What causes business failure? Tough question. And it’s very hard to answer, because there’s so much misinformation and questionable research.

Just think about it: to really answer that question you’d have to start with a random list of business failures. Where would you get that? Then you’d have to investigate each one and figure out the real cause. The owners wouldn’t always know for sure, and even when they did know, they might not tell the researchers. Poor product, poor service, lack of financial planning, no real market, unforeseen competition, changes in fashion, lack of resolve … maybe not doing the work, trusting vendors too much … how often do you think there’s just a single cause?

Still, we throw these statements around as if we knew. Yesterday I got a sales email with the subject line (direct quote):

How to prevent the #1 Cause of Business Failure

And the lead-in (also a direct quote):

According to the SBA, the #1 reason why entrepreneurs fail to launch and grow successful businesses is simple… “LACK OF FUNDING”

I ask you: How useless and obvious is that supposed fact? Isn’t it like saying the cause of death is lack of breathing? And what good is it, except possibly to sell something to small business owners.

I don’t blame the SBA for the sales email here. The SBA does tons of good research and gets misquoted, or misinterpreted, all the time. And I don’t even blame the author of the email, because it’s a useful lead-in to what they’re selling. I assume (I didn’t click to watch). It’s just that the so-called cause of failure is so trivially obvious that it bugs me.

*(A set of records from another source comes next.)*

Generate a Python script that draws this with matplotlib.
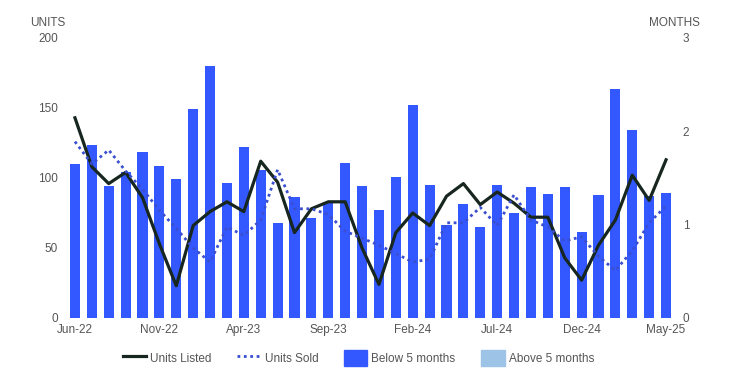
import matplotlib.pyplot as plt
from matplotlib.lines import Line2D
from matplotlib.patches import Patch

plt.rcParams['font.family'] = ['Liberation Sans', 'DejaVu Sans']

months = ["Jun-22", "Jul-22", "Aug-22", "Sep-22", "Oct-22", "Nov-22",
          "Dec-22", "Jan-23", "Feb-23", "Mar-23", "Apr-23", "May-23",
          "Jun-23", "Jul-23", "Aug-23", "Sep-23", "Oct-23", "Nov-23",
          "Dec-23", "Jan-24", "Feb-24", "Mar-24", "Apr-24", "May-24",
          "Jun-24", "Jul-24", "Aug-24", "Sep-24", "Oct-24", "Nov-24",
          "Dec-24", "Jan-25", "Feb-25", "Mar-25", "Apr-25", "May-25"]

units_listed = [143, 108, 96, 104, 86, 53, 23, 66, 76, 83, 76, 112,
                97, 61, 78, 83, 83, 50, 24, 61, 75, 66, 87, 96,
                81, 90, 82, 72, 72, 43, 27, 52, 70, 102, 84, 113]

units_sold = [126, 110, 120, 105, 92, 77, 64, 50, 40, 65, 59, 70,
              106, 78, 78, 74, 62, 57, 52, 46, 40, 42, 68, 68,
              79, 66, 88, 70, 65, 55, 58, 44, 34, 48, 68, 80]

# months of inventory (right axis)
below_5 = [1.65, 1.85, 1.41, 1.56, 1.78, 1.63, 1.49, 2.24, 2.70, 1.45, 1.83, 1.59,
           1.02, 1.30, 1.07, 1.23, 1.66, 1.41, 1.16, 1.51, 2.28, 1.43, 1.00, 1.22,
           0.98, 1.43, 1.13, 1.40, 1.33, 1.40, 0.92, 1.32, 2.45, 2.01, 1.31, 1.34]

BAR_COLOR = "#3358FF"
LIGHT_COLOR = "#9DC3E6"
LISTED_COLOR = "#17271F"
SOLD_COLOR = "#3A4FD0"
TEXT_COLOR = "#555555"
SOLD_STYLE = (0, (1, 1.3))

fig = plt.figure(figsize=(7.34, 3.9), dpi=100)
ax = fig.add_axes([66.5 / 734, 72 / 390, 608 / 734, 280 / 390])
ax2 = ax.twinx()

x = list(range(len(months)))
ax2.bar(x, below_5, width=0.6, color=BAR_COLOR)
ax.plot(x, units_listed, color=LISTED_COLOR, linewidth=2.3)
ax.plot(x, units_sold, color=SOLD_COLOR, linewidth=2, linestyle=SOLD_STYLE)

ax.set_zorder(ax2.get_zorder() + 1)
ax.patch.set_visible(False)

ax.set_xlim(-0.5, len(months) - 0.5)
ax.set_ylim(0, 200)
ax2.set_ylim(0, 3)
ax.set_yticks([0, 50, 100, 150, 200])
ax2.set_yticks([0, 1, 2, 3])
ax.set_xticks(x[::5])
ax.set_xticklabels(months[::5])

for a in (ax, ax2):
    for s in a.spines.values():
        s.set_visible(False)
    a.tick_params(length=0, labelsize=8.5, labelcolor=TEXT_COLOR)
ax.tick_params(axis='y', pad=6)
ax2.tick_params(axis='y', pad=6)
ax.tick_params(axis='x', pad=4)

fig.text(30 / 734, 1 - 22.7 / 390, "UNITS", fontsize=8.5, color=TEXT_COLOR, va='center')
fig.text(649 / 734, 1 - 22.7 / 390, "MONTHS", fontsize=8.5, color=TEXT_COLOR, va='center')

handles = [
    Line2D([0], [0], color=LISTED_COLOR, linewidth=2.3),
    Line2D([0], [0], color=SOLD_COLOR, linewidth=2, linestyle=SOLD_STYLE),
    Patch(color=BAR_COLOR),
    Patch(color=LIGHT_COLOR),
]
labels = ["Units Listed", "Units Sold", "Below 5 months", "Above 5 months"]
leg = fig.legend(handles, labels, loc='center', bbox_to_anchor=(358.5 / 734, 1 - 358 / 390),
                 ncol=4, frameon=False, fontsize=8.5, handlelength=1.95,
                 handleheight=1.7, handletextpad=0.35, columnspacing=2.2)
for t in leg.get_texts():
    t.set_color(TEXT_COLOR)

fig.savefig("out.png", dpi=100)
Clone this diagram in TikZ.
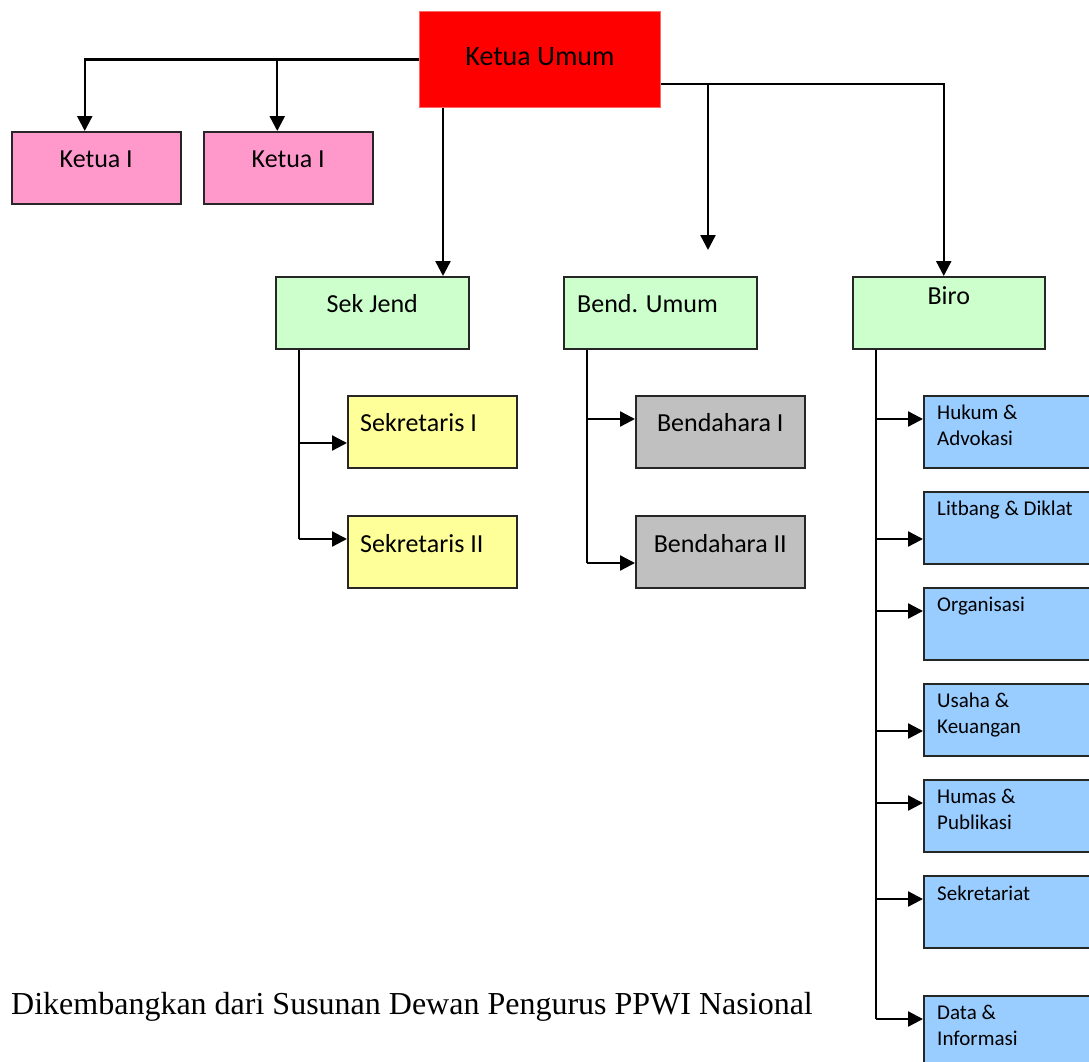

One of my personal favorites on this subject is a list from several years ago that puts started for the wrong reasons as the first on a list of seven causes. That captures the real essence of the problem: the businesses fail because people discover it wasn’t what they thought it would be. Author Patricia Schneider wrote:

“Would the sole reason you would be starting your own business be that you would want to make a lot of money? Do you think that if you had your own business that you’d have more time with your family? Or maybe that you wouldn’t have to answer to anyone else? If so, you’d better think again.”

I believe she has a really good point. Is it a business failure when you start the wrong journey for the wrong reason, with the wrong expectations, and then eventually stop?

I think lists can be useful when they generate thought. But when you get these lists, like supposed causes of business failure, turn them back onto your own specific case and see what applies to you and your business. Then discount the rest.